Buyout Hinges on Fuel Servicers at Six Airports

     WASHINGTON (CN) – BBA Aviation must divest facilities at six U.S. airports if it wants to go through with its $2 billion acquisition of Landmark Aviation, the government said Wednesday.
     London-based BBA is the parent company of Signature Flight Support, which has the world’s largest network of airport fixed-base operator assets, or FBOs. Signature has about 70 such facilities nationwide.
     FBOs are businesses that are given the right by local airport authorities to sell fuel and other services to private and corporate aircraft operators, according to the U.S. Department of Justice. Those customers can only buy fuel from authorized FBOs.
     Landmark Aviation has about 60 FBOs in the United States, the third-largest network in the country.
     BBA agreed last September to acquire all of the equity interests in Landmark for just north of $2 billion.
     But the Justice Department filed a civil antitrust complaint in Washington, D.C., Federal Court on Wednesday, claiming the proposed acquisition of Landmark by BBA would likely lessen competition for FBO services at six airports: Washington Dulles International, Scottsdale Municipal, Fresno Yosemite International, Jacqueline Cochran Regional, Westchester County, and Ted Stevens Anchorage International Airport.
     “At each of these six airports, Signature and Landmark compete directly on price and quality of FBO services,” the 11-page complaint states. “The proposed acquisition would eliminate this head-to-head competition, resulting in higher prices and lower quality of services for general aviation customers at each airport.”
     FBOs make most of their money from fuel sales, but they offer other services as well.
     “Full-service FBOs do not typically charge separately for certain ancillary services such as conference rooms, pilot lounges, flight planning, and transportation, and instead recover the cost of these services in the price that they charge for fuel,” the government’s complaint states. “Full-service FBOs do, however, often charge separately for hangar and office space rentals, aircraft parking and storage, aircraft handling, tie-down and ground services, deicing, and catering.”
     The government says BBA’s proposed buyout, as it stands, would lead to an FBO monopoly at three of the six airports, and would give Signature more than an 80 percent market share at the other three.
     “Competition between the Signature and Landmark FBO facilities at [the airports] currently limits the ability of each company to raise prices for FBO services,” the complaint states. “This head-to-head competition also forces each company to offer better services to customers.

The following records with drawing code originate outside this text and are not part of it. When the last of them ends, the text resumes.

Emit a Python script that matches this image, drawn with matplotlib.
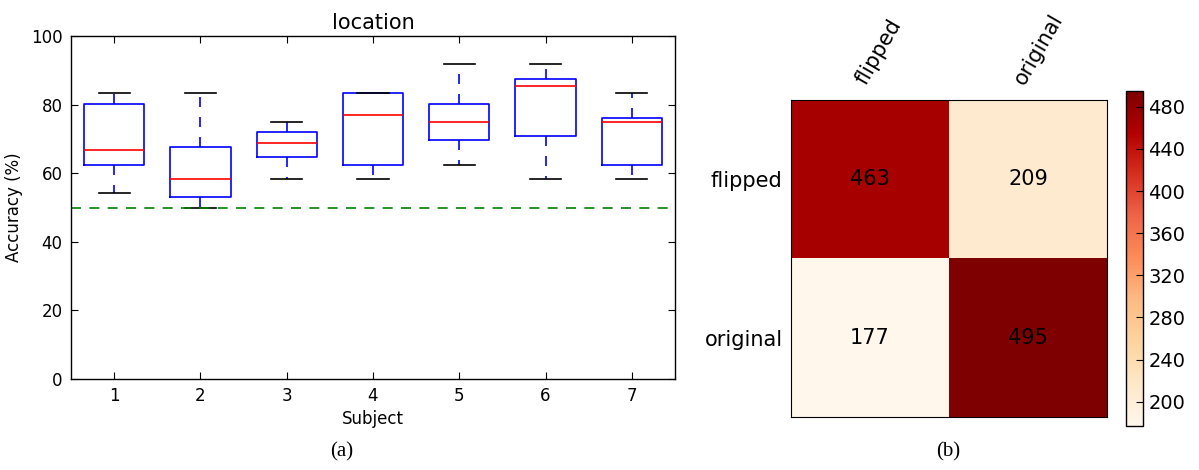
import numpy as np
import matplotlib
matplotlib.use('Agg')
import matplotlib.pyplot as plt

# per-subject accuracy summary (%), location task
subjects = [1, 2, 3, 4, 5, 6, 7]
whis_lo = [54.2, 50.0, 58.3, 58.3, 62.5, 58.3, 58.3]
q1 = [62.5, 53.1, 64.6, 62.5, 69.8, 70.8, 62.5]
medians = [66.7, 58.3, 68.8, 77.1, 75.0, 85.4, 75.0]
q3 = [80.2, 67.7, 71.9, 83.3, 80.2, 87.5, 76.0]
whis_hi = [83.3, 83.3, 75.0, 83.3, 91.7, 91.7, 83.3]
chance = 50

# confusion matrix
classes = ['flipped', 'original']
conf = np.array([[463, 209],
                 [177, 495]])
cbar_ticks = [200, 240, 280, 320, 360, 400, 440, 480]

W, H = 1199, 470
fig = plt.figure(figsize=(W / 100.0, H / 100.0), dpi=100)
fig.patch.set_facecolor('white')

# ---- (a) boxplot ----
ax = fig.add_axes([71.0 / W, 1 - 379.0 / H, 604.0 / W, 343.0 / H])
stats = []
for i in range(len(subjects)):
    stats.append({'whislo': whis_lo[i], 'q1': q1[i], 'med': medians[i],
                  'q3': q3[i], 'whishi': whis_hi[i], 'fliers': []})
ax.bxp(stats, positions=subjects, widths=0.7, capwidths=0.36, showfliers=False,
       boxprops=dict(color='b', linewidth=1.2),
       whiskerprops=dict(color='b', linestyle=(0, (6, 6)), linewidth=1.2),
       capprops=dict(color='k', linewidth=1.2),
       medianprops=dict(color='r', linewidth=1.2))
ax.axhline(chance, color=(0, 0.5, 0), linestyle='--', linewidth=1.2, dashes=(6, 5))
ax.set_xlim(0.5, 7.5)
ax.set_ylim(0, 100)
ax.set_xticks(subjects)
ax.set_xticklabels([str(s) for s in subjects])
ax.set_yticks(range(0, 101, 20))
ax.tick_params(direction='in', length=5, top=True, right=True, labelsize=12, pad=6)
ax.set_title('location', fontsize=15, pad=5)
ax.set_xlabel('Subject', fontsize=12, labelpad=3)
ax.set_ylabel('Accuracy (%)', fontsize=12, labelpad=6)
for sp in ax.spines.values():
    sp.set_linewidth(1.0)

# ---- (b) confusion matrix ----
ax2 = fig.add_axes([791.0 / W, 1 - 417.0 / H, 316.0 / W, 317.0 / H])
im = ax2.imshow(conf, cmap='OrRd', interpolation='nearest', aspect='auto',
                vmin=conf.min(), vmax=conf.max())
for r in range(conf.shape[0]):
    for c in range(conf.shape[1]):
        ax2.text(c, r, str(conf[r, c]), ha='center', va='center', fontsize=15, color='k')
ax2.xaxis.tick_top()
ax2.set_xticks(range(len(classes)))
ax2.set_xticklabels(classes, rotation=60, ha='left', va='bottom',
                    rotation_mode='anchor', fontsize=15)
ax2.set_yticks(range(len(classes)))
ax2.set_yticklabels(classes, fontsize=15)
ax2.tick_params(axis='y', length=0, pad=6)
ax2.tick_params(axis='x', length=0, pad=9)

cax = fig.add_axes([1126.0 / W, 1 - 426.0 / H, 17.0 / W, 335.0 / H])
cb = fig.colorbar(im, cax=cax, ticks=cbar_ticks)
cb.ax.tick_params(direction='in', length=5, labelsize=14, pad=4)
cb.outline.set_linewidth(1.0)

fig.text(342.0 / W, 1 - 452.0 / H, '(a)', family='Liberation Serif', fontsize=15,
         ha='center', va='center')
fig.text(948.0 / W, 1 - 452.0 / H, '(b)', family='Liberation Serif', fontsize=15,
         ha='center', va='center')

fig.savefig('out.png', dpi=100, facecolor='white')
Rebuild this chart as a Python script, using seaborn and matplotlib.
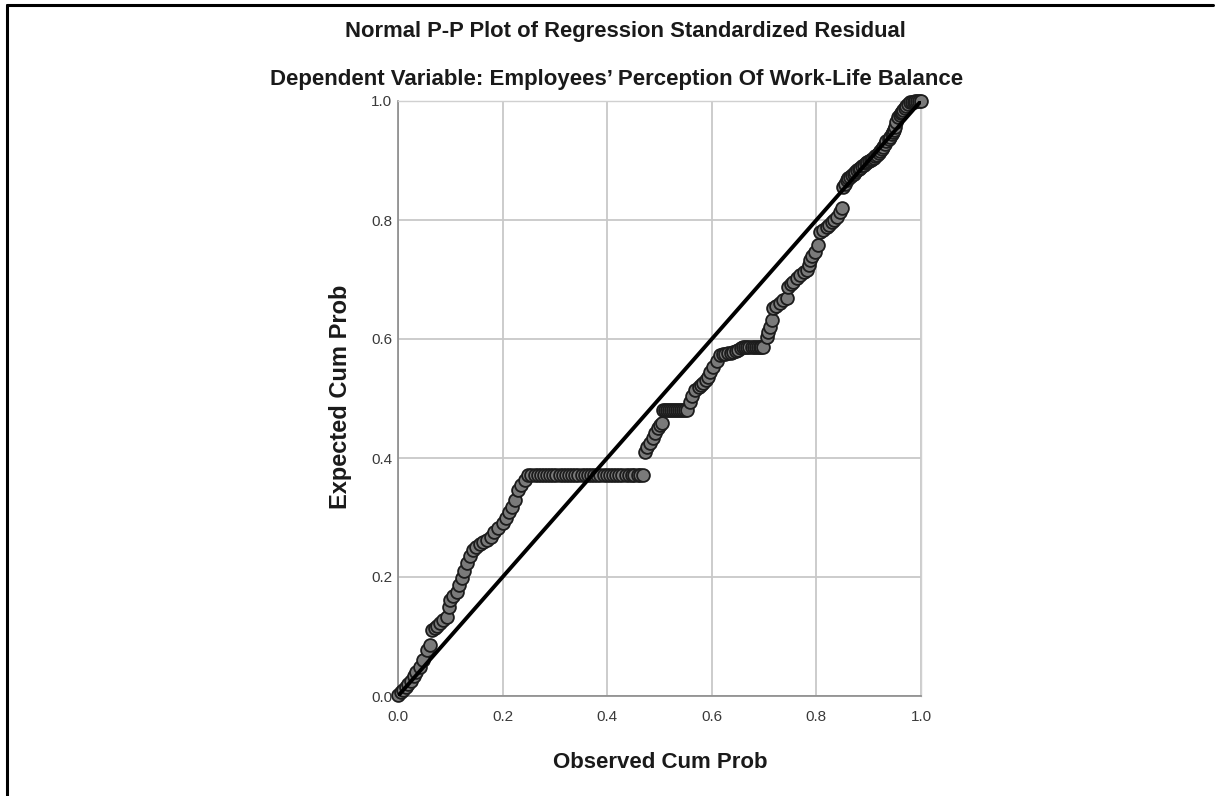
import matplotlib
matplotlib.use("Agg")
import matplotlib.pyplot as plt
import seaborn as sns
import pandas as pd
from matplotlib.lines import Line2D

# ---- data ----
observed_cum_prob = [
    0.000, 0.005, 0.010, 0.015, 0.020, 0.025, 0.030, 0.035, 0.042, 0.048, 0.055, 0.061,
    0.065, 0.070, 0.075, 0.080, 0.086, 0.093, 0.097, 0.100, 0.106, 0.112, 0.117, 0.122,
    0.127, 0.132, 0.138, 0.144, 0.150, 0.157, 0.163, 0.170, 0.177, 0.184, 0.192, 0.200,
    0.207, 0.213, 0.218, 0.223, 0.229, 0.236, 0.243, 0.249,
    0.255, 0.261, 0.267, 0.273, 0.279, 0.285, 0.291, 0.297, 0.303, 0.309, 0.315, 0.321,
    0.327, 0.333, 0.339, 0.345, 0.351, 0.357, 0.363, 0.369, 0.375, 0.381, 0.387, 0.393,
    0.399, 0.405, 0.411, 0.417, 0.423, 0.429, 0.435, 0.441, 0.447, 0.452, 0.458, 0.463, 0.468,
    0.472, 0.477, 0.482, 0.487, 0.492, 0.497, 0.501, 0.505,
    0.507, 0.511, 0.515, 0.519, 0.522, 0.526, 0.530, 0.534, 0.537, 0.541, 0.545, 0.549, 0.552,
    0.558, 0.563, 0.568, 0.575, 0.579, 0.583, 0.588, 0.593, 0.597, 0.602, 0.609, 0.616,
    0.621, 0.626, 0.631, 0.636, 0.641, 0.646, 0.650, 0.655, 0.660, 0.664, 0.668, 0.672,
    0.676, 0.680, 0.684, 0.688, 0.692, 0.695, 0.698,
    0.705, 0.708, 0.711, 0.715, 0.717, 0.723, 0.730, 0.737, 0.744, 0.746, 0.751, 0.755,
    0.762, 0.769, 0.776, 0.782, 0.785, 0.788, 0.792, 0.797, 0.803, 0.807, 0.813, 0.820,
    0.825, 0.829, 0.834, 0.839, 0.845, 0.849,
    0.851, 0.855, 0.858, 0.861, 0.864, 0.868, 0.871, 0.874, 0.877, 0.881, 0.884, 0.888,
    0.891, 0.894, 0.897, 0.901, 0.904, 0.907, 0.910, 0.913, 0.916, 0.919, 0.922, 0.925,
    0.927, 0.931, 0.934, 0.938, 0.941, 0.944, 0.946, 0.948, 0.950, 0.953, 0.956, 0.959,
    0.962, 0.964, 0.966, 0.969, 0.972, 0.976, 0.979, 0.983, 0.986, 0.989, 0.992, 0.996, 1.000,
]
expected_cum_prob = [
    0.002, 0.006, 0.010, 0.015, 0.020, 0.026, 0.033, 0.040, 0.049, 0.060, 0.077, 0.086,
    0.111, 0.115, 0.118, 0.122, 0.127, 0.133, 0.150, 0.161, 0.168, 0.175, 0.187, 0.198,
    0.210, 0.223, 0.235, 0.245, 0.250, 0.255, 0.259, 0.262, 0.268, 0.275, 0.282, 0.290,
    0.300, 0.310, 0.318, 0.330, 0.346, 0.355, 0.363, 0.371,
    0.371, 0.371, 0.371, 0.371, 0.371, 0.371, 0.371, 0.371, 0.371, 0.371, 0.371, 0.371,
    0.371, 0.371, 0.371, 0.371, 0.371, 0.371, 0.371, 0.371, 0.371, 0.371, 0.371, 0.371,
    0.371, 0.371, 0.371, 0.371, 0.371, 0.371, 0.371, 0.371, 0.371, 0.371, 0.371, 0.371, 0.371,
    0.410, 0.418, 0.426, 0.434, 0.442, 0.450, 0.455, 0.459,
    0.481, 0.481, 0.481, 0.481, 0.481, 0.481, 0.481, 0.481, 0.481, 0.481, 0.481, 0.481, 0.481,
    0.494, 0.504, 0.514, 0.520, 0.523, 0.526, 0.531, 0.536, 0.545, 0.553, 0.563, 0.573,
    0.575, 0.575, 0.576, 0.577, 0.578, 0.580, 0.582, 0.585, 0.587, 0.587, 0.587, 0.587,
    0.587, 0.587, 0.587, 0.587, 0.587, 0.587, 0.587,
    0.603, 0.611, 0.620, 0.632, 0.652, 0.656, 0.660, 0.665, 0.669, 0.687, 0.692, 0.696,
    0.702, 0.708, 0.712, 0.716, 0.725, 0.733, 0.740, 0.746, 0.758, 0.780, 0.784, 0.788,
    0.792, 0.796, 0.800, 0.805, 0.813, 0.820,
    0.855, 0.861, 0.867, 0.870, 0.872, 0.875, 0.878, 0.881, 0.884, 0.886, 0.888, 0.891,
    0.893, 0.895, 0.897, 0.899, 0.901, 0.903, 0.905, 0.907, 0.909, 0.913, 0.916, 0.920,
    0.923, 0.927, 0.932, 0.936, 0.940, 0.944, 0.948, 0.952, 0.956, 0.964, 0.973, 0.976,
    0.979, 0.982, 0.985, 0.988, 0.991, 0.995, 0.998, 0.999, 0.999, 1.000, 1.000, 1.000, 1.000,
]
reference_x = [0.0, 1.0]
reference_y = [0.0, 1.0]
tick_values = [0.0, 0.2, 0.4, 0.6, 0.8, 1.0]
tick_labels = ["0.0", "0.2", "0.4", "0.6", "0.8", "1.0"]

title_text = "Normal P-P Plot of Regression Standardized Residual"
subtitle_text = "Dependent Variable: Employees\u2019 Perception Of Work-Life Balance"
x_label = "Observed Cum Prob"
y_label = "Expected Cum Prob"

# ---- styling ----
sns.set_theme(style="white")
plt.rcParams["font.family"] = ["Liberation Sans", "DejaVu Sans"]

W, H = 1215, 796
fig = plt.figure(figsize=(W / 100, H / 100), dpi=100)
fig.patch.set_facecolor("white")

x0, x1, ytop, ybot = 398, 921, 101, 696
ax = fig.add_axes([x0 / W, 1 - ybot / H, (x1 - x0) / W, (ybot - ytop) / H])
ax.set_facecolor("white")

df = pd.DataFrame({"obs": observed_cum_prob, "exp": expected_cum_prob})
ref = pd.DataFrame({"x": reference_x, "y": reference_y})

ax.set_xlim(0, 1)
ax.set_ylim(0, 1)
ax.set_xticks(tick_values)
ax.set_xticklabels(tick_labels)
ax.set_yticks(tick_values)
ax.set_yticklabels(tick_labels)
ax.grid(True, color="#c8c8c8", linewidth=1.3, zorder=0)
ax.set_axisbelow(True)

sns.scatterplot(data=df, x="obs", y="exp", ax=ax, s=85, color="#7a7a7a",
                edgecolor="#1c1c1c", linewidth=1.3, zorder=3, clip_on=False, legend=False)
sns.lineplot(data=ref, x="x", y="y", ax=ax, color="black", linewidth=2.8, zorder=4)

for side in ["top", "right"]:
    ax.spines[side].set_color("#d0d0d0")
    ax.spines[side].set_linewidth(1.0)
for side in ["left", "bottom"]:
    ax.spines[side].set_color("#8a8a8a")
    ax.spines[side].set_linewidth(1.2)

ax.tick_params(axis="x", length=0, labelsize=11, labelcolor="#3a3a3a", pad=10)
ax.tick_params(axis="y", length=0, labelsize=11, labelcolor="#3a3a3a", pad=4)
ax.set_xlabel("")
ax.set_ylabel("")

fig.text(625 / W, 1 - 32 / H, title_text, ha="center", va="center",
         fontsize=15.8, fontweight="bold", color="#1a1a1a")
fig.text(617 / W, 1 - 80 / H, subtitle_text, ha="center", va="center",
         fontsize=16.0, fontweight="bold", color="#1a1a1a")
fig.text(660 / W, 1 - 763 / H, x_label, ha="center", va="center",
         fontsize=16, fontweight="bold", color="#1a1a1a")
fig.text(341 / W, 1 - 397 / H, y_label, ha="center", va="center", rotation=90,
         fontsize=17, fontweight="bold", color="#1a1a1a")

# outer frame (left and top edges)
fig.add_artist(Line2D([7 / W, 7 / W], [0, 1 - 5 / H], transform=fig.transFigure,
                      color="black", linewidth=2.2))
fig.add_artist(Line2D([7 / W, 1213 / W], [1 - 5 / H, 1 - 5 / H], transform=fig.transFigure,
                      color="black", linewidth=2.2))

fig.savefig("out.png", dpi=100, facecolor="white")
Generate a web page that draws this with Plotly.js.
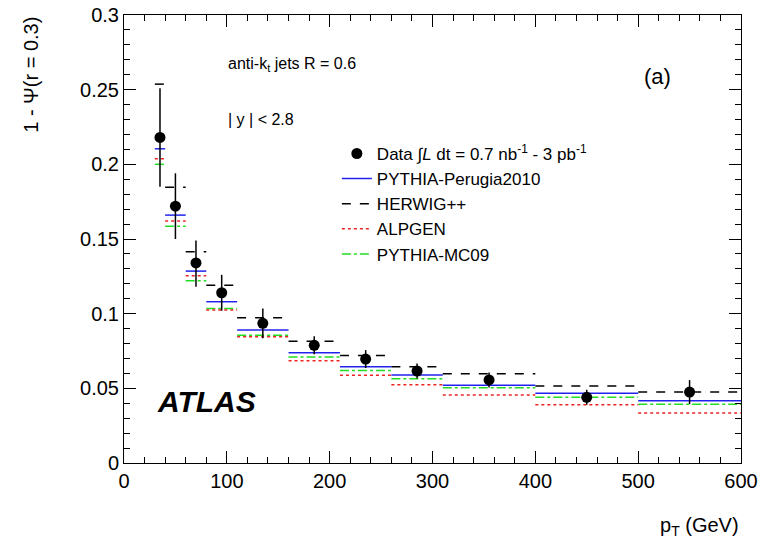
<!DOCTYPE html>
<html>
<head>
<script src="https://cdn.plot.ly/plotly-3.0.1.min.js"></script>
<style>body{margin:0;background:#fff}</style>
</head>
<body>
<div id="graph" style="width:779px;height:540px"></div>
<script>
const binLo = [30, 40, 60, 80, 110, 160, 210, 260, 310, 400, 500];
const binHi = [40, 60, 80, 110, 160, 210, 260, 310, 400, 500, 600];
const dataX = [35, 50, 70, 95, 135, 185, 235, 285, 355, 450, 550];
const dataY = [0.218, 0.172, 0.134, 0.114, 0.0935, 0.0788, 0.0696, 0.0616, 0.0556, 0.044, 0.0475];
const errUp = [0.033, 0.022, 0.015, 0.012, 0.010, 0.006, 0.006, 0.005, 0.005, 0.005, 0.008];
const errDn = [0.033, 0.022, 0.016, 0.012, 0.010, 0.006, 0.006, 0.005, 0.005, 0.005, 0.008];
const perugia = [0.2104, 0.166, 0.1285, 0.108, 0.089, 0.0738, 0.0645, 0.0589, 0.052, 0.0467, 0.0417];
const herwig = [0.2537, 0.1847, 0.1414, 0.119, 0.0973, 0.0815, 0.072, 0.0645, 0.0598, 0.0515, 0.0475];
const alpgen = [0.2037, 0.162, 0.1254, 0.1024, 0.0845, 0.0685, 0.0587, 0.0524, 0.0455, 0.039, 0.0335];
const mc09 = [0.200, 0.1586, 0.122, 0.1035, 0.0855, 0.071, 0.062, 0.0564, 0.0504, 0.044, 0.0393];

function steps(vals) {
  const x = [], y = [];
  for (let i = 0; i < vals.length; i++) {
    x.push(binLo[i], binHi[i], null);
    y.push(vals[i], vals[i], null);
  }
  return {x, y};
}

function mcTrace(vals, name, color, dash, width) {
  const s = steps(vals);
  return {x: s.x, y: s.y, mode: 'lines', name: name, connectgaps: false,
    line: {color: color, dash: dash, width: width}};
}

const traces = [
  mcTrace(mc09, 'PYTHIA-MC09', '#22dd22', 'dashdot', 1.5),
  mcTrace(alpgen, 'ALPGEN', '#ee2222', 'dot', 1.5),
  mcTrace(herwig, 'HERWIG++', 'black', 'dash', 1.5),
  mcTrace(perugia, 'PYTHIA-Perugia2010', '#2222ee', 'solid', 1.5),
  {
    x: dataX, y: dataY, mode: 'markers', name: 'Data ∫<i>L</i> dt = 0.7 nb<sup>-1</sup> - 3 pb<sup>-1</sup>',
    marker: {color: 'black', size: 11},
    error_y: {type: 'data', symmetric: false, array: errUp, arrayminus: errDn, color: 'black', thickness: 1.5, width: 0}
  }
];

const axisStyle = {
  showgrid: false, zeroline: false, showline: true, mirror: 'ticks', linecolor: 'black', linewidth: 1,
  ticks: 'inside', ticklen: 12, tickcolor: 'black',
  tickfont: {size: 20, color: 'black'}
};

const layout = {
  width: 779, height: 540,
  margin: {l: 124, r: 38, t: 15, b: 77},
  font: {family: 'Liberation Sans, Arial, sans-serif', color: 'black'},
  plot_bgcolor: 'white', paper_bgcolor: 'white',
  xaxis: Object.assign({}, axisStyle, {range: [0, 600], dtick: 100, minor: {ticks: 'inside', ticklen: 6, tickcolor: 'black', dtick: 20}}),
  yaxis: Object.assign({}, axisStyle, {range: [0, 0.3], dtick: 0.05, minor: {ticks: 'inside', ticklen: 6, tickcolor: 'black', dtick: 0.01}}),
  showlegend: true,
  legend: {x: 0.345, y: 0.73, xanchor: 'left', yanchor: 'top', traceorder: 'reversed',
    bgcolor: 'rgba(0,0,0,0)', font: {size: 17}, tracegroupgap: 4},
  annotations: [
    {xref: 'paper', yref: 'paper', x: 1, y: -0.11, xanchor: 'right', yanchor: 'top', showarrow: false,
      text: 'p<sub>T</sub> (GeV)', font: {size: 20}},
    {xref: 'paper', yref: 'paper', x: -0.13, y: 1, xanchor: 'right', yanchor: 'top', textangle: -90, showarrow: false,
      text: '1 - Ψ(r = 0.3)', font: {size: 20}},
    {xref: 'paper', yref: 'paper', x: 0.165, y: 0.915, xanchor: 'left', showarrow: false,
      text: 'anti-k<sub>t</sub> jets R = 0.6', font: {size: 16}},
    {xref: 'paper', yref: 'paper', x: 0.165, y: 0.79, xanchor: 'left', showarrow: false,
      text: '| y | < 2.8', font: {size: 16}},
    {xref: 'paper', yref: 'paper', x: 0.84, y: 0.895, xanchor: 'left', showarrow: false,
      text: '(a)', font: {size: 22}},
    {xref: 'paper', yref: 'paper', x: 0.05, y: 0.095, xanchor: 'left', showarrow: false,
      text: '<b><i>ATLAS</i></b>', font: {size: 30}}
  ]
};

Plotly.newPlot('graph', traces, layout, {displayModeBar: false});
</script>
</body>
</html>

The proposed acquisition would eliminate the competitive constraint each firm imposes on the other at each airport.”
     The feds want BBA to divest Landmark’s FBO assets at the six airports to another buyer, and the companies “have represented to the United States that the divestitures required…can and will be made,” according to a proposed settlement agreement.
     BBA made about $2.3 billion worldwide in 2014, and more than $900 million of that came from Signature’s FBO business in the United States, according to the Justice Department. Landmark reportedly made over $500 million from FBOs in 2014.